No Brasil temos uma relação madura e de respeito com a direção da Nestlé, o que não quer dizer que em muitos momentos, quando as coisas ficam complicadas, não reajamos de maneira contundente em defesa de nossos direitos.
Quero dizer que foi graças às gestões por nós realizadas com a Nestlé Brasil que Enrique Rueda, gerente corporativo de Relações Trabalhistas da Nestlé, participou na XIV Conferência Regional da UITA realizada em Mar del Plata em 2011.
Era a primeira vez que a companhia intervinha em uma conferência da UITA. Mesmo assim, não tenho dúvidas da importância de nossa contribuição para que a Nestlé tenha aceitado a UITA como legítima interlocutora na representação dos trabalhadores.
-Em outubro o Comitê Executivo da Federação se reunirá…
-Sim, nos dias 7 e 8 de outubro na sede da nossa Federação em São Paulo. Esperamos contar com os companheiros do Peru, Argentina, Uruguai, Panamá e Chile, que integram a direção da FELATRAN.
Dessa reunião surgirão as contribuições da América Latina para a próxima reunião com a Nestlé em Vevey.
É importante destacar que estamos representando a grande maioria dos sindicatos da região, com os quais coordenamos as nossas propostas depois de analisar as problemáticas correspondentes.

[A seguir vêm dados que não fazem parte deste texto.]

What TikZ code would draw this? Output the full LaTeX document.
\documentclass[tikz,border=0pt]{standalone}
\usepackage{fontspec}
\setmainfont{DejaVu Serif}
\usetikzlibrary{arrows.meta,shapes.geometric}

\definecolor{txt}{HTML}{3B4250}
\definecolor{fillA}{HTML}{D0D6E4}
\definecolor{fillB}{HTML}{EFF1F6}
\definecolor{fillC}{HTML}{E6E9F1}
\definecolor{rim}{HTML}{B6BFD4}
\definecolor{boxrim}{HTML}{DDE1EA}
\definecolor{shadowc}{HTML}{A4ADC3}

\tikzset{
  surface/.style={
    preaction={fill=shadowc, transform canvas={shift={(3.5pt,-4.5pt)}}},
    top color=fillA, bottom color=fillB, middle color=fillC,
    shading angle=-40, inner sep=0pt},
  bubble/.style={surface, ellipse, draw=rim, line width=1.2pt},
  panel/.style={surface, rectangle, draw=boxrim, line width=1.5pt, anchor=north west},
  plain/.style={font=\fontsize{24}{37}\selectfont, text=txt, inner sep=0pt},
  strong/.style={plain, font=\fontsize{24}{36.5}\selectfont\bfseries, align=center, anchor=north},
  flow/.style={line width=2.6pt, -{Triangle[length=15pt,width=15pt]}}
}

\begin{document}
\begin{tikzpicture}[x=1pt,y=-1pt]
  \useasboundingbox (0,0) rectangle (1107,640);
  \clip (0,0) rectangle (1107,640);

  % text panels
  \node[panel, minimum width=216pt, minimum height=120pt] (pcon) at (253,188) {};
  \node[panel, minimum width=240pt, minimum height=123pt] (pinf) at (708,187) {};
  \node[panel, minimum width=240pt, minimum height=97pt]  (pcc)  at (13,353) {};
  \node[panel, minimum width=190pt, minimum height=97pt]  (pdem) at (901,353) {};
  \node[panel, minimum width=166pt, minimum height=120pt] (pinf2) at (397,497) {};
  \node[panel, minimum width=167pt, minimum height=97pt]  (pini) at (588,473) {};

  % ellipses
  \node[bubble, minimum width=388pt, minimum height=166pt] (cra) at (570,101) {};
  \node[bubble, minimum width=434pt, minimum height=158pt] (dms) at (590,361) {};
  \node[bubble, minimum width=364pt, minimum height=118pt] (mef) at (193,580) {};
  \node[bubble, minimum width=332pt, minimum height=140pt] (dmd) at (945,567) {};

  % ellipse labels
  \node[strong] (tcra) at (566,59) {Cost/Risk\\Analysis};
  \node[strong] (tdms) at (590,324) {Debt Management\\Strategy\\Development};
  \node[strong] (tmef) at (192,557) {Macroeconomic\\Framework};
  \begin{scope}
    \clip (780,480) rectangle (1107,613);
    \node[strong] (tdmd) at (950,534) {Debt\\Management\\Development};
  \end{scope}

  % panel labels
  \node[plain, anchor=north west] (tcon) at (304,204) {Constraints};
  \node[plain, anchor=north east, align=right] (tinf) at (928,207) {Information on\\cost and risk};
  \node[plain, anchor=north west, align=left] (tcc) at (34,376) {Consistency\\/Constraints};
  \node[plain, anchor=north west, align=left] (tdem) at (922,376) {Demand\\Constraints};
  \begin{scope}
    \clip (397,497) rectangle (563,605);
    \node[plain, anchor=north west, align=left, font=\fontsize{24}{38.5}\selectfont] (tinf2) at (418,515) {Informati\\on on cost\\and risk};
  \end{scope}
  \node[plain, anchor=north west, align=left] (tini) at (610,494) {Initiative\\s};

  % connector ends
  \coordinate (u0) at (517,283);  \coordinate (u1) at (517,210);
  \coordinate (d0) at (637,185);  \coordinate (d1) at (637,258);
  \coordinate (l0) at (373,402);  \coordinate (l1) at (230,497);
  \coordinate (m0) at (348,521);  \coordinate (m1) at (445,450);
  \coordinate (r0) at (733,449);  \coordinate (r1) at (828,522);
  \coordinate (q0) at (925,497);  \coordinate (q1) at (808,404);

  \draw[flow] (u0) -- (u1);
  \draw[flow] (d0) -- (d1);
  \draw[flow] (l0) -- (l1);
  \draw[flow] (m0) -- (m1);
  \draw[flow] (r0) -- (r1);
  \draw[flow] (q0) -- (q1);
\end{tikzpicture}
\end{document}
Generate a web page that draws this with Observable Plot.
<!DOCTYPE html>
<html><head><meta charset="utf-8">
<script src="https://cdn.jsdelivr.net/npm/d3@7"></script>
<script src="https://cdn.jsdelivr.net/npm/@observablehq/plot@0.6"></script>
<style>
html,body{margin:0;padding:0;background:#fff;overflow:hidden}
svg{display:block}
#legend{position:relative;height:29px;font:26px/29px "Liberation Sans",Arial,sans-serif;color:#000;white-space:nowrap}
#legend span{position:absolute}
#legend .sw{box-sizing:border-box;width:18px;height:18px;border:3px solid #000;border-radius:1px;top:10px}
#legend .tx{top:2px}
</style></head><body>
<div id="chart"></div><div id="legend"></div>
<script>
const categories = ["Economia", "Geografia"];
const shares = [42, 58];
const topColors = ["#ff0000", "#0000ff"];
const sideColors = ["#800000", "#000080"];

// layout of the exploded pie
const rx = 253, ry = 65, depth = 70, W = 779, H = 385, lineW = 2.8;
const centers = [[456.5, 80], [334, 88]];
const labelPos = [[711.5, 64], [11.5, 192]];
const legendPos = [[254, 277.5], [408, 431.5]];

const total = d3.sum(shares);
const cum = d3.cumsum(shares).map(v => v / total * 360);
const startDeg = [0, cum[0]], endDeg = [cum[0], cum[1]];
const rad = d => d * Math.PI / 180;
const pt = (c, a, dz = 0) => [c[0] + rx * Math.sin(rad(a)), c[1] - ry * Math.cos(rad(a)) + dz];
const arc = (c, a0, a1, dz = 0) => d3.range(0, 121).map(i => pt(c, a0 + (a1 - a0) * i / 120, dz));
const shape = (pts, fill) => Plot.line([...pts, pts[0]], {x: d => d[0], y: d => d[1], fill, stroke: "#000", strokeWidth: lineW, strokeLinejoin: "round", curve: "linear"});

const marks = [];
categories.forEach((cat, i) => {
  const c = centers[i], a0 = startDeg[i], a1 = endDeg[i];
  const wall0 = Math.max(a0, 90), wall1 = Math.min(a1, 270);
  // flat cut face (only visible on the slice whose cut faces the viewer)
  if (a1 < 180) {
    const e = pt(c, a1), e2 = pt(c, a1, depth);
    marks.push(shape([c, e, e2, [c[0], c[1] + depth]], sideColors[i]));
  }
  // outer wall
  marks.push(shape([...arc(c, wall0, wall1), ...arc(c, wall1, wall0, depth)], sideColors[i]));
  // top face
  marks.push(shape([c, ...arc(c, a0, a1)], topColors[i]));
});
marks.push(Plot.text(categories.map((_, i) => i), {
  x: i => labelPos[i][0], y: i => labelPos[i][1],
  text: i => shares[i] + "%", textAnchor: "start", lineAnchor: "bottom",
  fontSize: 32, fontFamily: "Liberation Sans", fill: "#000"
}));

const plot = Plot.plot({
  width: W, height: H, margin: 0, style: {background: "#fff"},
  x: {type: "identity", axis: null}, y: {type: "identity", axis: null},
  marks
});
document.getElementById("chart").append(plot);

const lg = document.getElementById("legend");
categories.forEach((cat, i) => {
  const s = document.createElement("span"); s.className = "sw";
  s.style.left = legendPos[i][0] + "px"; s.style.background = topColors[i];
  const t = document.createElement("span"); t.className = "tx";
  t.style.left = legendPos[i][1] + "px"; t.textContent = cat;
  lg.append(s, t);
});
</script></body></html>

A FELATRAN e a Federação Latino-Americana dos Trabalhadores da Coca Cola são duas organizações inéditas na história do movimento operário da região. Existem espaços de coordenação entre sindicatos ou redes de organizações que representam os trabalhadores de uma transnacional, mas não uma federação de sindicatos no nível latino-americano e com uma capacidade de interlocução crescente como esta que nós estamos construindo passo a passo.
Não me canso de felicitar a Regional Latino-Americana da UITA por sua decisão de descentralizar seu trabalho e de oferecer a oportunidade de que mais dirigentes façam parte da reflexão e da luta pela dignificação do trabalho no setor agroalimentar.
-Uma questão preocupante na Nestlé são as reiteradas denúncias sobre as precárias condições de trabalho e suas consequências para a saúde dos trabalhadores.
-Em nível mundial, e em todas as transnacionais, o ritmo de trabalho está se intensificando com a finalidade de aumentar os níveis de produção, e toda a carga recai nos trabalhadores e nas trabalhadoras.
Além dos movimentos repetitivos, em muitas unidades de produção o ritmo imposto é infernal. Tanto é assim que há trabalhadores que realizam 7 horas de trabalho e saem das fábricas como se tivessem trabalhado 14 horas. Por isso, estão aparecendo aqui e acolá legiões de trabalhadores doentes física e psicologicamente.
No Brasil, a terceira causa de aposentadoria antecipada são as doenças mentais. A pressão sobre os trabalhadores é enorme, não só para que cumpram uma meta – às vezes impossível de cumprir – mas pelo alto índice de assédio moral a que são submetidos, o que os leva à depressão.
Por outro lado, algumas empresas instalaram caixas de sugestões para obrigar os trabalhadores a denunciarem uns aos outros com a suposta finalidade de minimizar os riscos de acidentes de trabalho. Na realidade, o que procuram é demitir determinados trabalhadores.
Este tipo de política de “dividir para reinar”, aplicada em muitas empresas em prol da produtividade, termina afetando psicologicamente os trabalhadores. A prova está na quantidade de casos de licença médica por depressão apresentados no país atualmente. Típico do capitalismo selvagem.